New features in Dalton 1.2

Dalton 1.2 includes several large modules that have been added in order to increase the possibilities for user applications of the code. In addition, several improvements in the general performance of the code has been made relative to Dalton 1.1. The most important new features and improvements are presented here.

1. Coupled-cluster theory: The most important and largest improvement is the addition of a complete integral-direct coupled cluster module, capable of calculating all common coupled cluster models, most of them in an integral-direct manner. Frequency-dependent response functions have also been implemented up to the cubic response functions for the CCS, CC2, and CCSD models. Several models for calculating molecular properties of excited states are also available. Geometry optimization using analytical gradients for electronic ground states using first-order optimization methods is also available.

2. Non-equilibrium solvation Non-equilibrium solvation linear, quadratic, and cubic response functions have been implemented, and this makes for instance solvent shifts on excitation energies directly accessible in a one-step calculation.
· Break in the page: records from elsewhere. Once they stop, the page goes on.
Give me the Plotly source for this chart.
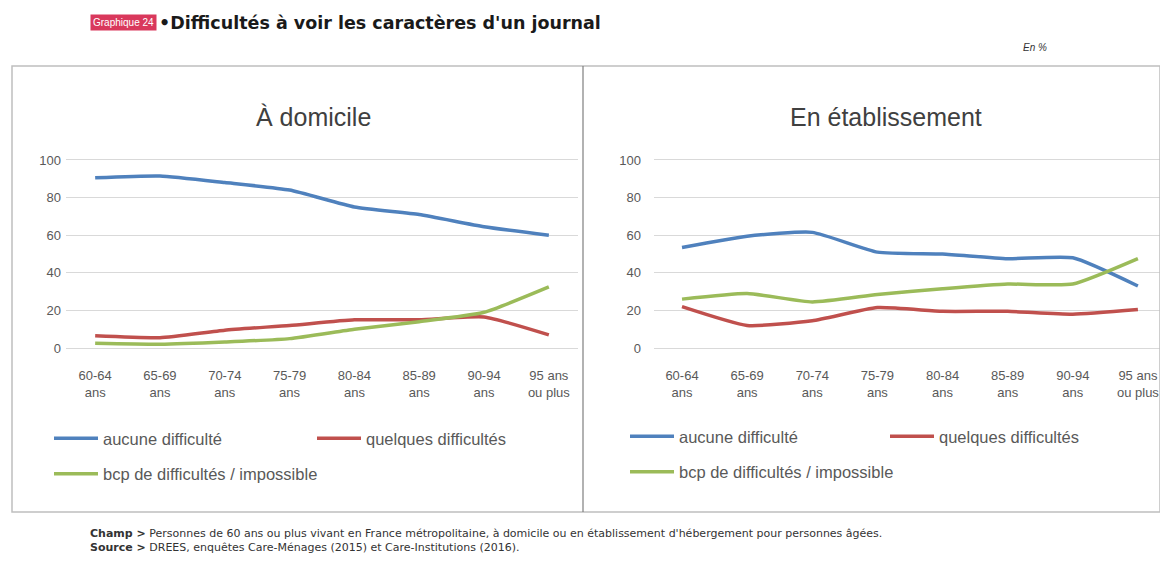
import plotly.graph_objects as go

W, H = 1168, 561
OFF = 8  # default body margin of the page
def px(x): return (x - OFF) / W
def py(y): return 1 - (y - OFF) / H

categories = ["60-64<br>ans", "65-69<br>ans", "70-74<br>ans", "75-79<br>ans",
              "80-84<br>ans", "85-89<br>ans", "90-94<br>ans", "95 ans<br>ou plus"]
series_names = ["aucune difficulté", "quelques difficultés", "bcp de difficultés / impossible"]
colors = ["#4F81BD", "#C0504D", "#9BBB59"]

domicile_aucune = [90.5, 91.5, 88, 84, 75, 71, 64.5, 60]
domicile_quelques = [6.5, 5.5, 9.5, 12, 15, 15, 16.5, 7]
domicile_bcp = [2.5, 2, 3.2, 5, 10, 14, 19, 32.5]

etab_aucune = [53.5, 59.5, 61.5, 51, 50, 47.5, 48, 33]
etab_quelques = [22, 12, 14.5, 21.5, 19.5, 19.5, 18, 20.5]
etab_bcp = [26, 29, 24.5, 28.5, 31.5, 34, 34, 47.5]

FONT = "Liberation Sans"
GRAY = "#595959"

fig = go.Figure()

left = [domicile_aucune, domicile_quelques, domicile_bcp]
right = [etab_aucune, etab_quelques, etab_bcp]
left_leg = ["legend", "legend2", "legend"]
right_leg = ["legend3", "legend4", "legend3"]

for i, vals in enumerate(left):
    fig.add_trace(go.Scatter(x=categories, y=vals, mode="lines", name=series_names[i],
                             line=dict(color=colors[i], width=3.5, shape="spline", smoothing=0.5),
                             xaxis="x", yaxis="y", legend=left_leg[i], legendgroup="l%d" % i,
                             hoverinfo="skip"))
for i, vals in enumerate(right):
    fig.add_trace(go.Scatter(x=categories, y=vals, mode="lines", name=series_names[i],
                             line=dict(color=colors[i], width=3.5, shape="spline", smoothing=0.5),
                             xaxis="x2", yaxis="y2", legend=right_leg[i], legendgroup="r%d" % i,
                             hoverinfo="skip"))

ydom = [py(349.9), py(158.1)]
axis_font = dict(family=FONT, size=13, color=GRAY)
common_x = dict(type="category", showgrid=False, showline=False, zeroline=False,
                tickfont=axis_font, ticks="", ticklabelstandoff=16, fixedrange=True)
common_y = dict(range=[-1, 101], tickvals=[0, 20, 40, 60, 80, 100], showgrid=True,
                gridcolor="#D9D9D9", gridwidth=1, zeroline=False, showline=False,
                tickfont=axis_font, ticks="", fixedrange=True)

legend_common = dict(orientation="v", xanchor="left", yanchor="top",
                     font=dict(family=FONT, size=16.5, color=GRAY),
                     bgcolor="rgba(0,0,0,0)", borderwidth=0, tracegroupgap=11,
                     itemwidth=44)

fig.update_layout(
    width=W, height=H,
    margin=dict(l=0, r=0, t=0, b=0, autoexpand=False),
    paper_bgcolor="white", plot_bgcolor="white",
    showlegend=True,
    xaxis=dict(domain=[px(66), px(578)], range=[-0.45, 7.45], anchor="y", **common_x),
    yaxis=dict(domain=ydom, anchor="x", ticklabelstandoff=4, **common_y),
    xaxis2=dict(domain=[px(654), px(1162)], range=[-0.43, 7.37], anchor="y2", **common_x),
    yaxis2=dict(domain=ydom, anchor="x2", ticklabelstandoff=12, **common_y),
    legend=dict(x=px(49), y=py(421), **legend_common),
    legend2=dict(x=px(312), y=py(421), **legend_common),
    legend3=dict(x=px(625), y=py(419), **legend_common),
    legend4=dict(x=px(885), y=py(419), **legend_common),
)

shapes = [
    dict(type="rect", xref="paper", yref="paper", x0=px(12), x1=px(1160), y0=py(512), y1=py(66),
         line=dict(color="#BFBFBF", width=1.5), fillcolor="rgba(0,0,0,0)"),
    dict(type="line", xref="paper", yref="paper", x0=px(583), x1=px(583), y0=py(512), y1=py(66),
         line=dict(color="#7F7F7F", width=1.2)),
]
fig.update_layout(shapes=shapes)

annotations = [
    dict(text="Graphique 24", x=px(90), y=py(23), xref="paper", yref="paper", xanchor="left",
         yanchor="middle", showarrow=False, bgcolor="#D9385C",
         font=dict(family=FONT, size=10, color="white"), borderpad=2),
    dict(text="<b> •Difficultés à voir les caractères d'un journal</b>", x=px(151), y=py(23),
         xref="paper", yref="paper", xanchor="left", yanchor="middle", showarrow=False,
         font=dict(family="DejaVu Sans", size=17.5, color="#1a1a1a")),
    dict(text="<i>En %</i>", x=px(1035), y=py(47), xref="paper", yref="paper", xanchor="center",
         yanchor="middle", showarrow=False, font=dict(family=FONT, size=10, color="#333333")),
    dict(text="À domicile", x=px(313), y=py(117), xref="paper", yref="paper", xanchor="center",
         yanchor="middle", showarrow=False, font=dict(family=FONT, size=25, color="#404040")),
    dict(text="En établissement", x=px(886), y=py(117), xref="paper", yref="paper", xanchor="center",
         yanchor="middle", showarrow=False, font=dict(family=FONT, size=25, color="#404040")),
    dict(text="<b>Champ ></b> Personnes de 60 ans ou plus vivant en France métropolitaine, à domicile ou en établissement d'hébergement pour personnes âgées.",
         x=px(88), y=py(533), xref="paper", yref="paper", xanchor="left", yanchor="middle",
         showarrow=False, font=dict(family="DejaVu Sans", size=11, color="#333333")),
    dict(text="<b>Source ></b> DREES, enquêtes Care-Ménages (2015) et Care-Institutions (2016).",
         x=px(88), y=py(547), xref="paper", yref="paper", xanchor="left", yanchor="middle",
         showarrow=False, font=dict(family="DejaVu Sans", size=11, color="#333333")),
]
fig.update_layout(annotations=annotations)

fig.write_html("out.html")
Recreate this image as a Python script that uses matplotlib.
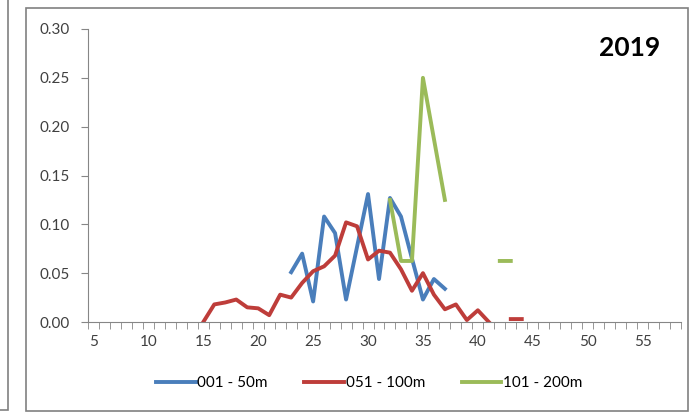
import matplotlib
matplotlib.use('Agg')
import matplotlib.pyplot as plt
from matplotlib.patches import Rectangle
import numpy as np

nan = np.nan

blue_x = list(range(23, 38))
blue_vals = [0.051, 0.070, 0.021, 0.108, 0.091, 0.023, 0.077, 0.131, 0.044,
             0.127, 0.108, 0.065, 0.023, 0.044, 0.034]

red_x = list(range(15, 45))
red_vals = [0.0, 0.018, 0.020, 0.023, 0.015, 0.014, 0.007, 0.028, 0.025, 0.040,
            0.052, 0.057, 0.068, 0.102, 0.098, 0.064, 0.073, 0.071, 0.054, 0.032,
            0.050, 0.028, 0.013, 0.018, 0.002, 0.012, 0.0, nan, 0.003, 0.003]

green_x = list(range(32, 44))
green_vals = [0.125, 0.0625, 0.0625, 0.25, 0.1875, 0.125, nan, nan, nan, nan,
              0.0625, 0.0625]

labels = ['001 - 50m', '051 - 100m', '101 - 200m']
colors = ['#4a7ebb', '#be3d3a', '#9bbb59']
x_ticks = [5, 10, 15, 20, 25, 30, 35, 40, 45, 50, 55]
y_ticks = [0.0, 0.05, 0.10, 0.15, 0.20, 0.25, 0.30]

plt.rcParams['font.family'] = ['Lato', 'DejaVu Sans']

fig = plt.figure(figsize=(6.92, 4.16), dpi=100)
ax = fig.add_axes([88 / 692, 1 - 322 / 416, (681 - 88) / 692, (322 - 29) / 416])

for xs, ys, lab, c in zip([blue_x, red_x, green_x],
                          [blue_vals, red_vals, green_vals], labels, colors):
    ax.plot(xs, ys, color=c, lw=2.8, label=lab, solid_joinstyle='round')

ax.set_xlim(4.5, 58.5)
ax.set_ylim(0, 0.30)
ax.set_xticks(x_ticks)
ax.set_xticks(np.arange(4.5, 59, 1), minor=True)
ax.set_yticks(y_ticks)
ax.set_yticklabels(['%.2f' % v for v in y_ticks])
ax.tick_params(axis='x', which='major', length=0, pad=9, labelsize=11, colors='#404040')
ax.tick_params(axis='x', which='minor', length=5, color='#868686', direction='out')
ax.tick_params(axis='y', length=5, color='#868686', labelsize=11, colors='#404040', pad=8)
for s in ['top', 'right']:
    ax.spines[s].set_visible(False)
for s in ['left', 'bottom']:
    ax.spines[s].set_color('#868686')
ax.set_facecolor('none')

fig.text(630 / 692, 1 - 48 / 416, '2019', fontsize=19, fontweight='bold',
         ha='center', va='center')

fig.legend(loc='center', bbox_to_anchor=(369 / 692, 1 - 383 / 416), ncol=3,
           frameon=False, fontsize=11, handlelength=2.6, handletextpad=0.1,
           columnspacing=2.4)

# chart borders
fig.patches.append(Rectangle((26 / 692, 1 - 411 / 416), (688 - 26) / 692, (411 - 8) / 416,
                             transform=fig.transFigure, fill=False,
                             edgecolor='#808080', lw=1.2))
fig.patches.append(Rectangle((-10 / 692, 1 - 410 / 416), 18 / 692, 420 / 416,
                             transform=fig.transFigure, fill=False,
                             edgecolor='#808080', lw=1.2))

plt.savefig('out.png', dpi=100)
Solvent effects on non-linear optical processes can also be calculated with this approach.

3. SOPPA The Second-Order Polarization Propagator Approach (SOPPA) has been introduced in the ABACUS module, allowing for convenient and easy calculations of second-order properties such as polarizabilities, indirect spin-spin coupling constants, nuclear shieldings and magnetizabilities, the latter two only without London orbitals.

4. CSF Configurations State Functions can now be used also in property calculations in both the RESPONSE and ABACUS modules, allowing for better control of the spin-state of the reference wave function also in property calculations.

5. AMFI An Atomic Mean-Field Approximation of the spin-orbit integrals have been implemented. Even though this mean-field spin-orbit approximation only involves one-electron integrals, it has proven to be a very good approximation to the full one- and two-electron Breit-Pauli spin-orbit operator.

6. ECP Effective Core Potentials can now be used for calculations of energies and response functions in which the basis set does not depend on the applied perturbations. That is, molecular gradients and Hessians, as well as London orbital-based magnetic properties, can not be calculated with ECPs.

7. Douglas-Kroll The Douglas-Kroll scalar relativistic Hamiltonian has been implemented to second order. It can be used to account for scalar relativistic effects in molecular energies and response functions, and although molecular gradients and Hessians can be calculated, they are not strictly correct, as they use the non-relativistic derivatives of the one-electron Hamiltonian.

8. Linear coupling model The linear coupling model can be used for estimating Franck-Condon factors.

9. Vibrational averaging A new approach for calculating zero-point [14,15] or temperature-dependent [16] vibrational averaged molecular properties. For general properties, this have to be in a two-step procedure in which the first step determines the vibrational averaged geometry, and the second calculates the average of the molecular property over a harmonic oscillator approximation for the different vibrational modes.

10. Magnetic Circular Dichroism The ${\cal{B}}(0\rightarrow f)$ term contributing to magnetic circular dichroism (MCD) has been implemented [17].

11. Two-photon absorption Although possible to calculate with Dalton 1.1, the input required for calculating two-photon absorption has been significantly improved.

12. Solvent geometry optimizations Geometry optimizations using the spherical cavity model can now be done using symmetry. However, only the second-order geometry optimization routines in the *WALK module will be able to do geometry optimizations with the solvent model.

13. File splitting For file systems where the maximum file length is 2 Gb, DALTON will automatically split large files so that calculations can be performed on these systems even though some files may be longer than 2 Gb. Currently the implementation limits the maximum file size to 22 Gb.

14. Restart features in RESPONSE Assuming that the files RESULTS.RSP and RSPVEC are available, the RESPONSE program can now be restarted at any point of a linear, quadratic or cubic response calculation. At the most a few micro-iterations of a solution of a linear set of equations will be lost. One can now also reuse the converged response vectors of a quadratic response calculation in a cubic response vector, making it significantly more computationally efficient to determine both linear, quadratic and cubic response functions using SCF or MCSCF wave functions.